■ Your objective: From the listing below, return each line that includes "image".
━━━━━━
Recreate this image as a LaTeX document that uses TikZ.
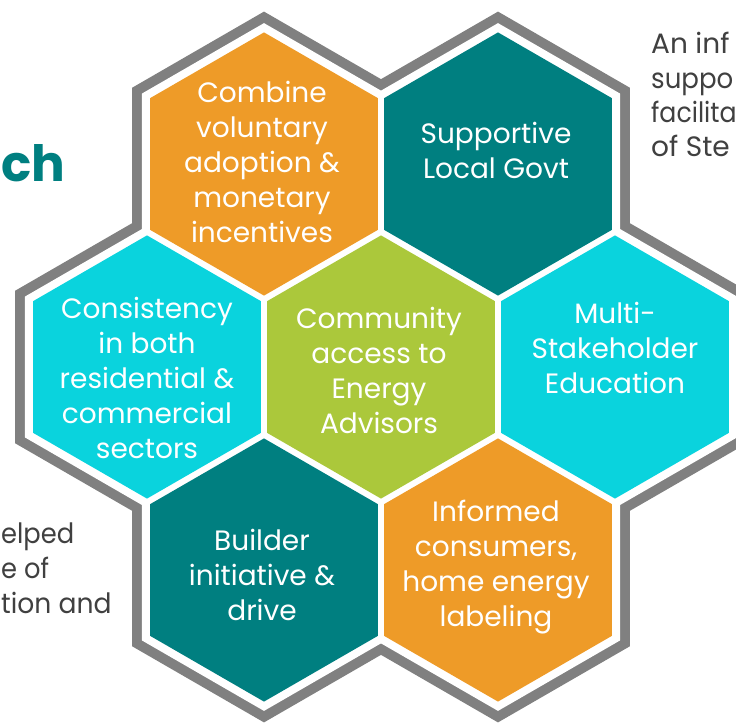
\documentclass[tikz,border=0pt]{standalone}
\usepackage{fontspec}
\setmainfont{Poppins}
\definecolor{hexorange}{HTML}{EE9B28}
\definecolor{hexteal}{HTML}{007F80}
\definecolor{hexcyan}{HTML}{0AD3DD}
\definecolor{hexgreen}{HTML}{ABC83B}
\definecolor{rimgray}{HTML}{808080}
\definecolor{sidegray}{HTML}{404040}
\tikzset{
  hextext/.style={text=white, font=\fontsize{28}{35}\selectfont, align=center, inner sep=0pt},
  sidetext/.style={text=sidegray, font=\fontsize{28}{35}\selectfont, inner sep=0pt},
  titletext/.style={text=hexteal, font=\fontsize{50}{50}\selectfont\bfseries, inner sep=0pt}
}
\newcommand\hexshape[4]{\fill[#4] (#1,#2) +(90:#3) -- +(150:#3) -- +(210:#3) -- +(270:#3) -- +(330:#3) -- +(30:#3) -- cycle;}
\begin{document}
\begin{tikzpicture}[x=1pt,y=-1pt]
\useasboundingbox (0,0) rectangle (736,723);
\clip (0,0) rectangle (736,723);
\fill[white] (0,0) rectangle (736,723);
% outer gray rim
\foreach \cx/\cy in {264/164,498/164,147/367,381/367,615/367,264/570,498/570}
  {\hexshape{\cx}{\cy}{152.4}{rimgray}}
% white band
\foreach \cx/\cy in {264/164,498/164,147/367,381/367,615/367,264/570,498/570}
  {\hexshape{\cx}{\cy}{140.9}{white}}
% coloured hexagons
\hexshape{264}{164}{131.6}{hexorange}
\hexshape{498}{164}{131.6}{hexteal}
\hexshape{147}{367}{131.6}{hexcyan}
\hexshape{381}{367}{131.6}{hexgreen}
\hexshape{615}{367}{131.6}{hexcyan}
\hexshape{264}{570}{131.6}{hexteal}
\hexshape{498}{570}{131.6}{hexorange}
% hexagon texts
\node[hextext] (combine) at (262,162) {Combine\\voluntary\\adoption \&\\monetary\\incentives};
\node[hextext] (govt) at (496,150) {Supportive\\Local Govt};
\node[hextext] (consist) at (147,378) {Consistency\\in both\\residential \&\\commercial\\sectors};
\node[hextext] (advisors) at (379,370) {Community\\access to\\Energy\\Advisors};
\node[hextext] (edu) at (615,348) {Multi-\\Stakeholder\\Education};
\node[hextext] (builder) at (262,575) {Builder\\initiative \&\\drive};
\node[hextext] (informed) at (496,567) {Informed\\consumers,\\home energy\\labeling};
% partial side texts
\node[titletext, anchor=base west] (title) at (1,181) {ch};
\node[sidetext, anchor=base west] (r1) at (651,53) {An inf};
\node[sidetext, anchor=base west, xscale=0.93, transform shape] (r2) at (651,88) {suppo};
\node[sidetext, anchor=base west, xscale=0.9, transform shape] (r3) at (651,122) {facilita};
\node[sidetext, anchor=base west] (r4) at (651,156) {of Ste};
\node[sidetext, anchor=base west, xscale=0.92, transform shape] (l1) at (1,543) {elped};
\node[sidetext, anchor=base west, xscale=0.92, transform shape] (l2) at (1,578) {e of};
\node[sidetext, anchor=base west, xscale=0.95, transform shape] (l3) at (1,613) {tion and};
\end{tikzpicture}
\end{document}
━━━━━━
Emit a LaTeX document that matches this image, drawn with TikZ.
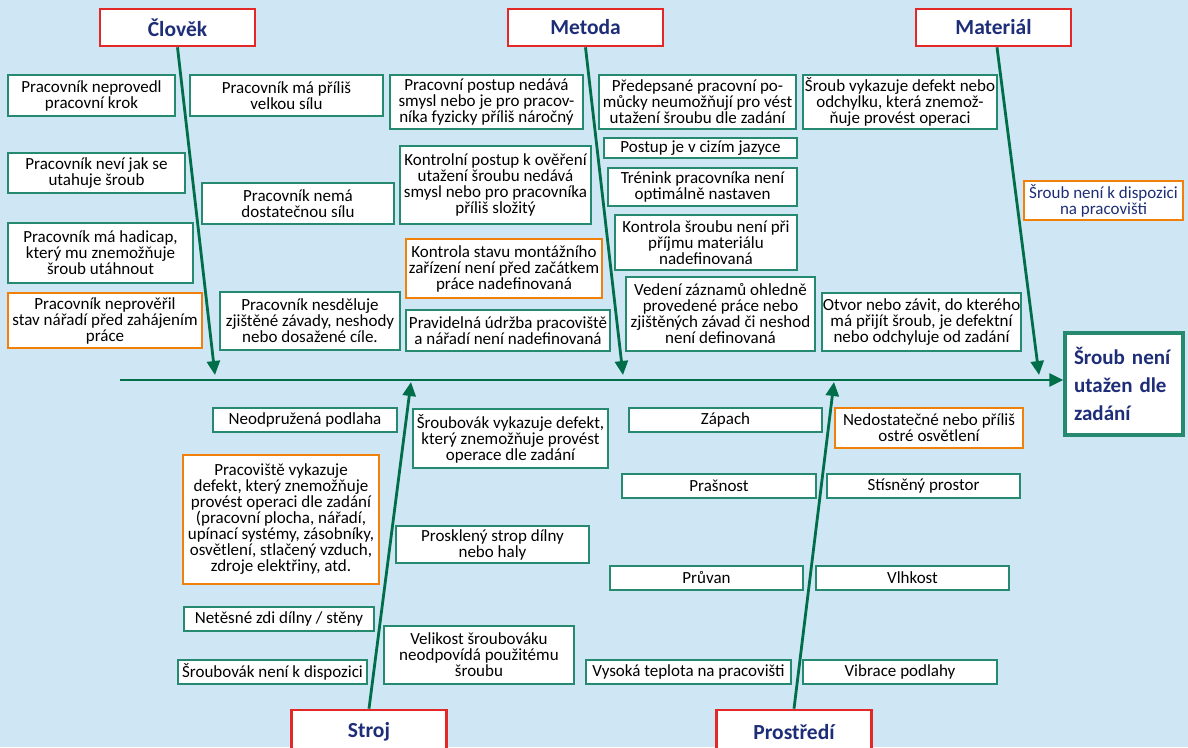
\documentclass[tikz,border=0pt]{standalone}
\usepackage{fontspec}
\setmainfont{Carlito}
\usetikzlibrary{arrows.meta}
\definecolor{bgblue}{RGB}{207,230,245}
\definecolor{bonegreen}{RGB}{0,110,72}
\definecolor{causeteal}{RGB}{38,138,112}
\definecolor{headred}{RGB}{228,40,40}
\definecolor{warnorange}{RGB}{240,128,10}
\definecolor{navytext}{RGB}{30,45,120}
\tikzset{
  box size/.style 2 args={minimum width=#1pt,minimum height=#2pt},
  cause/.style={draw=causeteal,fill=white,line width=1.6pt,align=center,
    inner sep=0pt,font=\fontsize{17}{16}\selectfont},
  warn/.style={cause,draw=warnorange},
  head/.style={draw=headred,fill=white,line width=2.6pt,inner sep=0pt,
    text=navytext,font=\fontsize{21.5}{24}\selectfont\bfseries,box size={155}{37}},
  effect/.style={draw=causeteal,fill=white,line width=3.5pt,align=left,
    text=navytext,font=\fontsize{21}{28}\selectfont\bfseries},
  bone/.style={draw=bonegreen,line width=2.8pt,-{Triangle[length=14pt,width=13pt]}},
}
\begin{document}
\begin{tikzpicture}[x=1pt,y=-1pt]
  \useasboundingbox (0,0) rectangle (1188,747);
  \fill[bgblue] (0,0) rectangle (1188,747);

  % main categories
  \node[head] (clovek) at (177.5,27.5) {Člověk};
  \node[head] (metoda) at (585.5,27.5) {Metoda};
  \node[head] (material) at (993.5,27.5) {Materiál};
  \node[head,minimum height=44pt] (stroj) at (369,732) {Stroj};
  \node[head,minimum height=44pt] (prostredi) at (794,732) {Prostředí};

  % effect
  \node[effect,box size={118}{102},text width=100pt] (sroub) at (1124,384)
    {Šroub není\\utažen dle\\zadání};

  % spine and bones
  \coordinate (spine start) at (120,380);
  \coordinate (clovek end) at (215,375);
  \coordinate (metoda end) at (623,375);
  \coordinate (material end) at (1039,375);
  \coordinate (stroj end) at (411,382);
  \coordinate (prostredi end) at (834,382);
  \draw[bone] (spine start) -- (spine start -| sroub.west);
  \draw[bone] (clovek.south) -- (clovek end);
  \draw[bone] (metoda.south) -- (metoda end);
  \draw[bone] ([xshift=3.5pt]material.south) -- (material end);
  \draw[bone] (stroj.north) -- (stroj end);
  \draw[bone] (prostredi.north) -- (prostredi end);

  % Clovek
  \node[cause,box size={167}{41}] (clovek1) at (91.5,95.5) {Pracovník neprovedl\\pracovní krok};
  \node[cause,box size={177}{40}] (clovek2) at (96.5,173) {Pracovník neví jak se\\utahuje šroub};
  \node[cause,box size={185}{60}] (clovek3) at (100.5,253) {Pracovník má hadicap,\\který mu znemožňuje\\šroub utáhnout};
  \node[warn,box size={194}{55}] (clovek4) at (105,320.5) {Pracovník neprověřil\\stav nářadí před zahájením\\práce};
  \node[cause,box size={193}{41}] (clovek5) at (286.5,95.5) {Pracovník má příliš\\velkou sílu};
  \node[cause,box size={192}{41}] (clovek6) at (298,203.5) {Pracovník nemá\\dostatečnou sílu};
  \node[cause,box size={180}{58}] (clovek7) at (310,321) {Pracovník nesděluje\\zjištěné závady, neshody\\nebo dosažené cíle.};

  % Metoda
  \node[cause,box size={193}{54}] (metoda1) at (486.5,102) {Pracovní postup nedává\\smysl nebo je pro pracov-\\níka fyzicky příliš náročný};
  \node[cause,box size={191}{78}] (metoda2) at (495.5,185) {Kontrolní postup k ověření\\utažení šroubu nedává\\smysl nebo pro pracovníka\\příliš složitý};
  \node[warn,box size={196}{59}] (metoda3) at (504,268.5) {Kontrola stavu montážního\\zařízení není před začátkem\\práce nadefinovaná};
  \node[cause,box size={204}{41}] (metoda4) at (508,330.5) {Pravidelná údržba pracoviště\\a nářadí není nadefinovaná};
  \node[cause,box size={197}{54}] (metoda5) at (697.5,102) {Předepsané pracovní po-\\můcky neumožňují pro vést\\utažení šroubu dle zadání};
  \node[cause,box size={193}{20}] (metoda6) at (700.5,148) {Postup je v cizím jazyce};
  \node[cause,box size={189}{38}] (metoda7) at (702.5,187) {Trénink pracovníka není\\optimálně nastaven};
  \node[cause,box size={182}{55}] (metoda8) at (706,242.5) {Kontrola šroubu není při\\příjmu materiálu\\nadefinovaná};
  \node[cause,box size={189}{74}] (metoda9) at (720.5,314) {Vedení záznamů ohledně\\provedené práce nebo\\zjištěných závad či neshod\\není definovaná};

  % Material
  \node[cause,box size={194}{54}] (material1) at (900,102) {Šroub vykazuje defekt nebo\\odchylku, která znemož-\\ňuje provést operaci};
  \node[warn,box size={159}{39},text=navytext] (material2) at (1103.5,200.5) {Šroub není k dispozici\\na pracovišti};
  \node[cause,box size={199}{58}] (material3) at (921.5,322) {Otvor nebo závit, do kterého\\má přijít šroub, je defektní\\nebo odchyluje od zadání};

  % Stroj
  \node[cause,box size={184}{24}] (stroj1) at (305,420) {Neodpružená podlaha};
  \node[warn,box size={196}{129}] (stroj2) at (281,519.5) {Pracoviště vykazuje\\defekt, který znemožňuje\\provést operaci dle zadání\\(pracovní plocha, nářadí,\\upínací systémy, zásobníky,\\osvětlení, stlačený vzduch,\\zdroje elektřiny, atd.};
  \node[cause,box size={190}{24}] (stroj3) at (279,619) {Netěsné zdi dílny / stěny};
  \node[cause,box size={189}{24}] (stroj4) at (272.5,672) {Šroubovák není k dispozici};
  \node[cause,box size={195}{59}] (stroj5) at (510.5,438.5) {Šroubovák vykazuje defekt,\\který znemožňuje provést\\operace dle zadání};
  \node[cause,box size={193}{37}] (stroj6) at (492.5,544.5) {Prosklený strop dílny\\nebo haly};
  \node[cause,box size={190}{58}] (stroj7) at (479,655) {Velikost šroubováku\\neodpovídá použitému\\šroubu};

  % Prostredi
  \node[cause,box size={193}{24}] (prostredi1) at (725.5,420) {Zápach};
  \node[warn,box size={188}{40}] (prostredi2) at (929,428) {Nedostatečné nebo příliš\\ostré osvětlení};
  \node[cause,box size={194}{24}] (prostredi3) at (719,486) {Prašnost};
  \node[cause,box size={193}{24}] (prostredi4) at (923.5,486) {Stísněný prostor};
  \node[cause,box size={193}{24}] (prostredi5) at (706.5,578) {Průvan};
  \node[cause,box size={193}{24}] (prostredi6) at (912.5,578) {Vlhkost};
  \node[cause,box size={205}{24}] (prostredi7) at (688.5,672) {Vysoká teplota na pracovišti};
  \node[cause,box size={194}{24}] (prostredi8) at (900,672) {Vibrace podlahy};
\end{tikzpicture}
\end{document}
━━━━━━
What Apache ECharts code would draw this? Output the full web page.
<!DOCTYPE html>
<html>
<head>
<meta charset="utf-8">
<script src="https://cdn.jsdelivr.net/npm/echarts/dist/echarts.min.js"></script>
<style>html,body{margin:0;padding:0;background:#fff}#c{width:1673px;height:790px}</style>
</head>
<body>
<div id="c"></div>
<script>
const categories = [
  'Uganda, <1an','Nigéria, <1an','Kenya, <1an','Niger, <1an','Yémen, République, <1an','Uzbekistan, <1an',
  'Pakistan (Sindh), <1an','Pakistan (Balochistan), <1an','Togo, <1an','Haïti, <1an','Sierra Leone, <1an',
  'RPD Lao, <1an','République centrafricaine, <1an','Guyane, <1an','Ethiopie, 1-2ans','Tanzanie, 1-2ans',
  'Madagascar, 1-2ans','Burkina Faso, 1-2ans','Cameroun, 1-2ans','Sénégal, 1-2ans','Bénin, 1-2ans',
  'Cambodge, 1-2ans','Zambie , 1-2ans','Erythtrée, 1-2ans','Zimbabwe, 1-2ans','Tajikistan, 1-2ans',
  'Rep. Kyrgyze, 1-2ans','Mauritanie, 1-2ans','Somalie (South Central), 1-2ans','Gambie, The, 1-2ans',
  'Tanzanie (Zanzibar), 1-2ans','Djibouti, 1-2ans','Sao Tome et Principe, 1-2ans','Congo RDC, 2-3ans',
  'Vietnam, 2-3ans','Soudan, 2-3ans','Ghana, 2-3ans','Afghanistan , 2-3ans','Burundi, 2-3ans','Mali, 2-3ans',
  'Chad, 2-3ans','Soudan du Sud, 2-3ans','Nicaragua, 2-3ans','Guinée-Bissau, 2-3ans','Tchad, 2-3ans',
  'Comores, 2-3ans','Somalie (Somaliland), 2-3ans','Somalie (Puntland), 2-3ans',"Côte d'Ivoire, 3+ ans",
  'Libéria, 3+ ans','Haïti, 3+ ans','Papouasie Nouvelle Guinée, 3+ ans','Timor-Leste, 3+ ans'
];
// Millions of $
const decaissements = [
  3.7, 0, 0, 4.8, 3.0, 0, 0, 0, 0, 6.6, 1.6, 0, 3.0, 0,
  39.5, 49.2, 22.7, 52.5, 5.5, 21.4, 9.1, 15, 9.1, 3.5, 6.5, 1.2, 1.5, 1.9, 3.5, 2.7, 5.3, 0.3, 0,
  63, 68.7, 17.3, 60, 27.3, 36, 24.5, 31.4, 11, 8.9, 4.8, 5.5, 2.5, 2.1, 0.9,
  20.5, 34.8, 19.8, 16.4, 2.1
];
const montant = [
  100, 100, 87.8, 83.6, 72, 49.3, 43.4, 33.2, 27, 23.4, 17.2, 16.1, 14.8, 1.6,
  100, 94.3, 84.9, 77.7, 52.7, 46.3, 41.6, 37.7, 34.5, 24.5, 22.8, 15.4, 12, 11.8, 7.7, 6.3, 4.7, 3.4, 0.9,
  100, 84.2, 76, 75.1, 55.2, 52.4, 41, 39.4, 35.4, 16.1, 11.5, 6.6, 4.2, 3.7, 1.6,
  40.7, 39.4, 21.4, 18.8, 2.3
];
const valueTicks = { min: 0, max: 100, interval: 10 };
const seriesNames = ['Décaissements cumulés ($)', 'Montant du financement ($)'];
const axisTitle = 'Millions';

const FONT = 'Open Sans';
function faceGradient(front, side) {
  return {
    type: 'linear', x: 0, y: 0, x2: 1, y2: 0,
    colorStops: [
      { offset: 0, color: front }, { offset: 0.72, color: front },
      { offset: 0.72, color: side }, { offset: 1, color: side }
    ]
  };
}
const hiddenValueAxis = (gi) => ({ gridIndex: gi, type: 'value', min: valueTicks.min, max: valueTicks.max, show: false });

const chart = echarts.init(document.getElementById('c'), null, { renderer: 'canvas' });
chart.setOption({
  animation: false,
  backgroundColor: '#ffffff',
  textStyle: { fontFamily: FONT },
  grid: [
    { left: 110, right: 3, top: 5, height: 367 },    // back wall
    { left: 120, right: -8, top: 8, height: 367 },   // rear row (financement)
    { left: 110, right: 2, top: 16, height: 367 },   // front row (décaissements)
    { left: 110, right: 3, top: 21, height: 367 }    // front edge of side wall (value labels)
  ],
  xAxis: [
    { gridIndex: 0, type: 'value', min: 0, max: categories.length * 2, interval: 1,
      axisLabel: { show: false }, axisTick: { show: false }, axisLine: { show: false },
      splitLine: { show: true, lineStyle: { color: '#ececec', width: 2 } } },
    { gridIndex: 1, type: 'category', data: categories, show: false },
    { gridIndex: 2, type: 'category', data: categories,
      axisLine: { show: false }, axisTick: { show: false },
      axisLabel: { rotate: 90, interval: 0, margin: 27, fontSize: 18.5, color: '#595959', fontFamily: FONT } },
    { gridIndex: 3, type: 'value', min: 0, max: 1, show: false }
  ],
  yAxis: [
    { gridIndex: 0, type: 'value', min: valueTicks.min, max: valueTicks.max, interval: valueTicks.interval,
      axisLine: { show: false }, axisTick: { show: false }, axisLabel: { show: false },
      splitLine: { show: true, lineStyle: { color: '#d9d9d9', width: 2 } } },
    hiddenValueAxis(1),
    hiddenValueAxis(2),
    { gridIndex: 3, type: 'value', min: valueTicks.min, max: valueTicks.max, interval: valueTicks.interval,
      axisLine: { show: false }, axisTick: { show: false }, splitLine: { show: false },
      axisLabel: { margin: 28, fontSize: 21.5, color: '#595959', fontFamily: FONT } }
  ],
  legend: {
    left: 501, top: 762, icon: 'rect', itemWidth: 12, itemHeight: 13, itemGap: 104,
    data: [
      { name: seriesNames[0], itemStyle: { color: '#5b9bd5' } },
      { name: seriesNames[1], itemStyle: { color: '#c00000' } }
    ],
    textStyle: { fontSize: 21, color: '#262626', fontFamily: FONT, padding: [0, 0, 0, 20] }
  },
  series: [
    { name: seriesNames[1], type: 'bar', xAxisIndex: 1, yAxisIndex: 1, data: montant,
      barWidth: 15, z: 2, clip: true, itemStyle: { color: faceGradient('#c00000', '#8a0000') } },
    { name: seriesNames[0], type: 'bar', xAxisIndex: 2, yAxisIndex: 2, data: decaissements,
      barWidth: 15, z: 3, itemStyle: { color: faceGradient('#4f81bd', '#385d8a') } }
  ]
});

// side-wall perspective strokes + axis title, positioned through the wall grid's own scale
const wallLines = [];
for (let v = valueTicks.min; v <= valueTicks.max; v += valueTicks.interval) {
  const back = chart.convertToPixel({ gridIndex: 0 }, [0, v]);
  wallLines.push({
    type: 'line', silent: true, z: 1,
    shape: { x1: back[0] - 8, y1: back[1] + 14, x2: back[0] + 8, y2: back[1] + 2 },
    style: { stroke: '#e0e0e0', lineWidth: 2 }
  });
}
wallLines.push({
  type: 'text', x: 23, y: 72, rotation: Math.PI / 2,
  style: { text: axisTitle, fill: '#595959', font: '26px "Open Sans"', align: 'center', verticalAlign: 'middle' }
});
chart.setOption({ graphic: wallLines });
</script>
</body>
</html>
━━━━━━
■ Answer for this exercise:
Recreate this image as a LaTeX document that uses TikZ.
Emit a LaTeX document that matches this image, drawn with TikZ.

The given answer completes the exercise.